▸ **Extracted records**
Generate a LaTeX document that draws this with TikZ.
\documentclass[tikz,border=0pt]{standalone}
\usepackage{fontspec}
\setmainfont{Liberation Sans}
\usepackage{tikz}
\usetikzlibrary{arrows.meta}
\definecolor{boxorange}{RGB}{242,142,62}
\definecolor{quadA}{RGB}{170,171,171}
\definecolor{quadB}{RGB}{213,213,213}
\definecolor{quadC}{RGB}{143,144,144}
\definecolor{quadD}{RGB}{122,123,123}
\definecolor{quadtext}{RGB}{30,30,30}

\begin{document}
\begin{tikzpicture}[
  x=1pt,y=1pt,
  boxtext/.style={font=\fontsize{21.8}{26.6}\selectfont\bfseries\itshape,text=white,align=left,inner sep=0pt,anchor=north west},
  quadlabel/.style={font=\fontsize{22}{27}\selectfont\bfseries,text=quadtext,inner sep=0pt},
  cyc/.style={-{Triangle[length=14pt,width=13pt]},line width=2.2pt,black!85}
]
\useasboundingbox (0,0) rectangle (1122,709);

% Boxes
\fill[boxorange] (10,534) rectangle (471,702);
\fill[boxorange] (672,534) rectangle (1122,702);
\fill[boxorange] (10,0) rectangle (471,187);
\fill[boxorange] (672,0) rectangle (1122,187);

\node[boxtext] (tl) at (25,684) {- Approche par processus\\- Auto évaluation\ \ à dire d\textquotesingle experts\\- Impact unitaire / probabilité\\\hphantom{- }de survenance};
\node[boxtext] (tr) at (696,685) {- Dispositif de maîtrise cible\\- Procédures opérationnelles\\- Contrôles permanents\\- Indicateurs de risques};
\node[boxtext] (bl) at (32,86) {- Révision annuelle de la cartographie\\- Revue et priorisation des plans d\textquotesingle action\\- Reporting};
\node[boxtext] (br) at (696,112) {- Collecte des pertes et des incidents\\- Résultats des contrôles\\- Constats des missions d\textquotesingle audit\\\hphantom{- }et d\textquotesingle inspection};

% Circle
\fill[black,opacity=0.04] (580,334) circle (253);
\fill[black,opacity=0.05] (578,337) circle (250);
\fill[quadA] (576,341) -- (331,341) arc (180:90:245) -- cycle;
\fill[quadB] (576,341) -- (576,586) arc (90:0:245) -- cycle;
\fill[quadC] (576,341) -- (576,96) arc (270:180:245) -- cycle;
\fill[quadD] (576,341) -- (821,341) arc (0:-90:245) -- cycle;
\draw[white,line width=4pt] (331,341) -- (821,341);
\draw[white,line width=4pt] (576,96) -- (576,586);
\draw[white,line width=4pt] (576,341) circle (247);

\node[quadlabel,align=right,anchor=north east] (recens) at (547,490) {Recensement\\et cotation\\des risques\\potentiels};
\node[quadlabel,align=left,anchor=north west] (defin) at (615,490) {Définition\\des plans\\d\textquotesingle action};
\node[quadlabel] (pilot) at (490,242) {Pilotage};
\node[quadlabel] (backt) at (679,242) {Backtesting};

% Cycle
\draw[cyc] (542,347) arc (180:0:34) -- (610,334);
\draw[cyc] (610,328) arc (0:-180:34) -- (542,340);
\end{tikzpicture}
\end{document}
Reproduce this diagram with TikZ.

▸ **Task to complete**
Look over the records above and copy each line that includes the string "this".

▸ **Full solution**
Generate a LaTeX document that draws this with TikZ.
Reproduce this diagram with TikZ.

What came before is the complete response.